Shall we try for one more together? I would love to see Toots, Sally, Lumpy, Coworker #1, and maybe even Banana (now that she’ll be done with school) run one together. Lumpy and I are kind of already in the works for Dublin ‘09, if you could all be convinced to come along.
“If you realize that all things change, there is nothing you will try to hold on to. If you are not afraid of dying, there is nothing you cannot achieve.”
–Lao Tzu
After my last bit of darkness, this quote means quite a bit to me. Dying is easy. It’s getting through every day that is difficult. I’m not in that space right now, but I never think that I will not go back there. I know every day that thinking about death every minute of every day is not far from me. I know every day that I have much to live for, but I never doubt that my past and all it’s possibilities are not far from my mind. With that in mind, I woke up today feeling off. I was angry about everything I could be angry about. I refused to look at the bigger picture and I let everything get to me. I’m sitting here tonight after running at Afton (not badly, by the way, provided all the crap I let get in the way), and after enjoying steak-frites, and realizing that I am doing better than almost everyone I know, and I’m still struggling with loving the world. The world was not kind today and I do not want that negative energy living in my house. I wish I had some sage to burn to protect me and to protect Lumpy (sometimes from me), and to give me clarity. It was a gorgeous day, a lot got done, it just doesn’t feel right or good. People were self-centered, rude, in the way, and yet I succeeded. I even spread good cheer and luck. But I still don’t feel anything good.
“The things we touch have no permanence.
My master would say: there is nothing we can hold onto in this world.
Only by letting go can we truly possess what is real.”

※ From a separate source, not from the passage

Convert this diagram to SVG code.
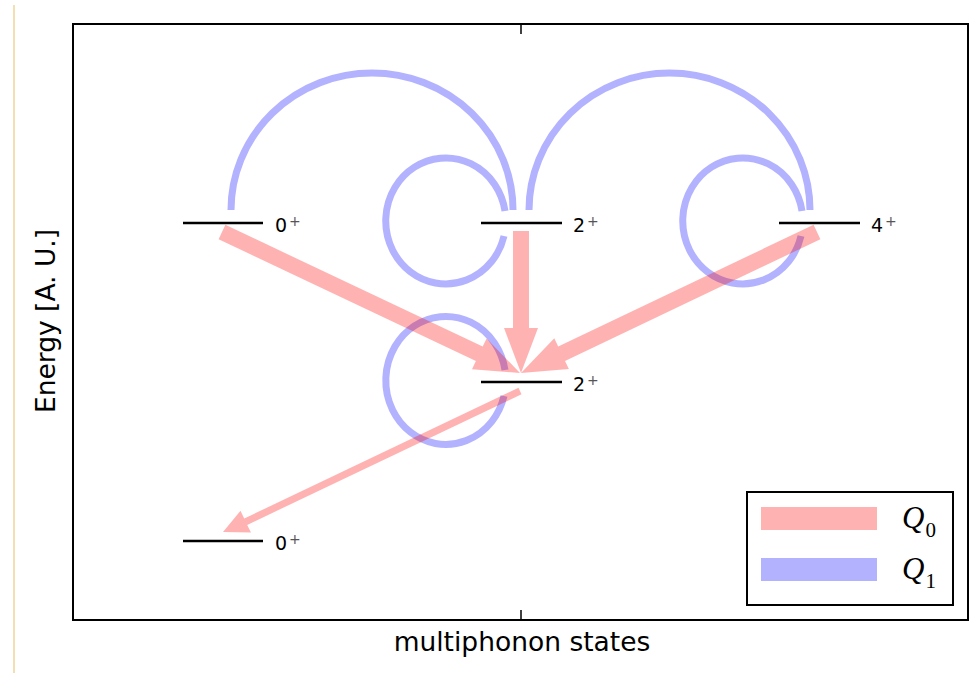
<svg xmlns="http://www.w3.org/2000/svg" width="972" height="673" viewBox="0 0 972 673">
<style>
.q1{fill:none;stroke:#0000ff;stroke-opacity:0.3;stroke-width:7}
.q0{fill:#ff0000;fill-opacity:0.3;stroke:none}
.lvl{stroke:#000;stroke-width:2.5}
.lab{font-family:"DejaVu Sans",sans-serif;font-size:19px;fill:#000}
.sup{font-size:14px;fill:#555}
.ax{font-family:"DejaVu Sans",sans-serif;font-size:26.5px;fill:#000}
.leg{font-family:"Liberation Serif",serif;font-style:italic;font-size:31px;fill:#000}
.sub{font-family:"Liberation Serif",serif;font-style:normal;font-size:21px}
</style>
<rect width="972" height="673" fill="#fff"/>
<line x1="14" y1="5" x2="14" y2="673" stroke="#f0d49a" stroke-width="1.5"/>
<g id="connectors">
  <path class="q1" d="M231,210 A141,137 0 0 1 513,210"/>
  <path class="q1" d="M529,210 A140.5,137 0 0 1 810,210"/>
  <path class="q1" d="M505,211 A60,63 0 1 0 504,236"/>
  <path class="q1" d="M802,211 A60,63 0 1 0 801,236"/>
  <path class="q1" d="M505,370 A60,64 0 1 0 504,396"/>
  <polygon class="q0" points="225.4,224.8 482.7,346.6 486.6,338.4 520,373 472.0,369.2 475.9,361.0 218.6,239.2"/>
  <polygon class="q0" points="513,231 529,231 529,328 538,328 521,373 504,328 513,328"/>
  <polygon class="q0" points="813.6,224.8 558.2,346.4 554.3,338.3 521,373 568.9,369.0 565.0,360.9 820.4,239.2"/>
  <polygon class="q0" points="518.5,387.8 244.2,518.5 240.5,510.8 223,532 251.0,532.6 247.2,524.9 521.5,394.2"/>
</g>
<g id="level-0plus-top">
  <line class="lvl" x1="183" y1="223" x2="263" y2="223"/>
  <text class="lab" x="275" y="232">0<tspan class="sup" dx="2" dy="-6">+</tspan></text>
</g>
<g id="level-2plus-top">
  <line class="lvl" x1="481" y1="223" x2="562" y2="223"/>
  <text class="lab" x="573" y="232">2<tspan class="sup" dx="2" dy="-6">+</tspan></text>
</g>
<g id="level-4plus-top">
  <line class="lvl" x1="779" y1="223" x2="860" y2="223"/>
  <text class="lab" x="871" y="232">4<tspan class="sup" dx="2" dy="-6">+</tspan></text>
</g>
<g id="level-2plus-mid">
  <line class="lvl" x1="481" y1="382" x2="562" y2="382"/>
  <text class="lab" x="573" y="391">2<tspan class="sup" dx="2" dy="-6">+</tspan></text>
</g>
<g id="level-0plus-bottom">
  <line class="lvl" x1="183" y1="541" x2="263" y2="541"/>
  <text class="lab" x="275" y="550">0<tspan class="sup" dx="2" dy="-6">+</tspan></text>
</g>
<g id="axes">
  <rect x="73" y="24" width="895" height="596" fill="none" stroke="#000" stroke-width="2"/>
  <line x1="521" y1="24" x2="521" y2="34" stroke="#000" stroke-width="1.5"/>
  <line x1="521" y1="620" x2="521" y2="610" stroke="#000" stroke-width="1.5"/>
  <text class="ax" x="522" y="651" text-anchor="middle">multiphonon states</text>
  <text class="ax" transform="translate(55,321) rotate(-90)" text-anchor="middle">Energy [A. U.]</text>
</g>
<g id="legend">
  <rect x="747" y="492" width="206" height="113" fill="#fff" stroke="#000" stroke-width="2"/>
  <rect x="761" y="507" width="116" height="23" fill="#ff0000" fill-opacity="0.3"/>
  <rect x="761" y="558" width="116" height="23" fill="#0000ff" fill-opacity="0.3"/>
  <text class="leg" x="902" y="528">Q<tspan class="sub" dx="1" dy="9">0</tspan></text>
  <text class="leg" x="902" y="579">Q<tspan class="sub" dx="1" dy="9">1</tspan></text>
</g>
</svg>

(Crouching Tiger, Hidden Dragon)
I woke up after having SLEPT THE WHOLE NIGHT THROUGH. Minor miracle. An event. Unparalleled. I stayed in bed as long as my aches and pains would let me after I woke up. Took Dawg for a walk and then to the vet; found out that she is “in perfect health.” Came home, went running, ran 5 HARD. Averaged about 8:45s, passed some middle aged out of shape dude who tried to not let me pass him, left him in the dust, thought my head might explode because at that point I cranked it up to about 8:30s. Got home, took Dawg for an hour walk because I did not want to deal with her for the rest of the day. Ate like a horse. Did part of my strength training, researched some info for my running class this evening. Went to class, ran 3 with the women, talked about gear. Rode my bike to and from class. Sitting at the computer right now posting about mundane crap and having a glass of rouge. My legs hurt. Trying to figure out what marathon I need to choose. Contemplating Afton. Relieved that Lumpy suggested Afton instead of the 5k this weekend, because after all, I’d ALWAYS rather run trail. Thinking about tomorrow and She Runs. Must. Sleep. Soon.

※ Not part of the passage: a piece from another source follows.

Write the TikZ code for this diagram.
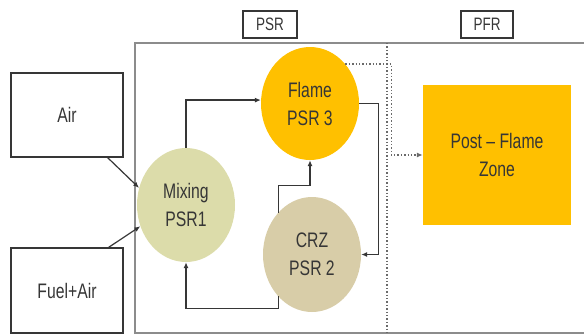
\documentclass[tikz,border=0pt]{standalone}
\usepackage{fontspec}
\setmainfont{Liberation Sans}[FakeStretch=0.75]
\usetikzlibrary{shapes.geometric,arrows.meta}
\definecolor{flamegold}{HTML}{FFC000}
\definecolor{mixolive}{HTML}{DCDCAA}
\definecolor{crzbeige}{HTML}{D8CDA8}
\definecolor{inkgray}{HTML}{363636}
\definecolor{framegray}{HTML}{8C8C8C}
\definecolor{dotgray}{HTML}{6A6A6A}
\tikzset{
  zone/.style={ellipse,minimum width=98pt,minimum height=114pt,inner sep=0pt,
    align=center,text=inkgray,font=\fontsize{21}{28}\selectfont},
  feed/.style={draw=inkgray,line width=1.3pt,minimum width=112pt,minimum height=84pt,
    text=inkgray,font=\fontsize{21}{28}\selectfont},
  tag/.style={draw=inkgray,line width=1.1pt,minimum height=27pt,inner sep=0pt,
    text=inkgray,font=\fontsize{18}{20}\selectfont},
  flow/.style={draw=inkgray,line width=1.2pt,-{Latex[length=6pt,width=5pt]}},
  leak/.style={draw=dotgray,line width=1.4pt,dotted,-{Latex[length=6pt,width=5pt]}}
}
\begin{document}
\begin{tikzpicture}[x=1pt,y=-1pt]
\useasboundingbox (0,0) rectangle (584,335);
\draw[framegray,line width=1.6pt] (584,43) -- (135,43) -- (135,333) -- (584,333);
\draw[dotgray,line width=1.4pt,dotted] (387,43) -- (387,333);

\node[tag,minimum width=54pt] (psr) at (270,24.5) {PSR};
\node[tag,minimum width=52pt] (pfr) at (487,24.5) {PFR};

\node[feed] (air) at (67,115) {Air};
\node[feed,minimum height=85pt] (fuel) at (67,290.5) {Fuel+Air};

\node[zone,fill=mixolive] (mix) at (186,205) {Mixing\\PSR1};
\node[zone,fill=flamegold,minimum height=113pt] (flame) at (310,103.5) {Flame\\PSR 3};
\node[zone,fill=crzbeige,minimum height=115pt] (crz) at (312,254.5) {CRZ\\PSR 2};
\node[fill=flamegold,minimum width=148pt,minimum height=140pt,inner sep=0pt,
  align=center,text=inkgray,font=\fontsize{21}{28}\selectfont] (post) at (497,155)
  {Post -- Flame\\Zone};

\draw[flow] ([xshift=-16pt]air.south east) -- (mix.160);
\draw[flow] ([xshift=-15pt]fuel.north east) -- (mix.205);
\draw[flow] (mix.north) |- (flame.176);
\draw[flow] (flame.east) -- ++(19,0) |- (crz.east);
\draw[flow] (crz.129) -- ++(0,-27) -| (flame.south);
\draw[flow] (crz.231) -- ++(0,12) -| (mix.south);
\draw[leak] (flame.48) -- ++(46,0) |- (post.west);
\end{tikzpicture}
\end{document}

So I chose today, with the near 70F temps, as the kick-off to my biking home from work season. Maybe this will kick start some much needed training for myself.
However, today we had a wind advisory in effect. 20mph winds, gusts up to 40mph, out of the South. Great, bringing all the warm Southern area up here to Minnefreezer. Here’s the flaw: about 80% 90% of my ride home is DUE SOUTH. I don’t feel like doing the math, but that’s a lot of force.
Let’s just say, I had to peddle while going downhill just to keep moving forward.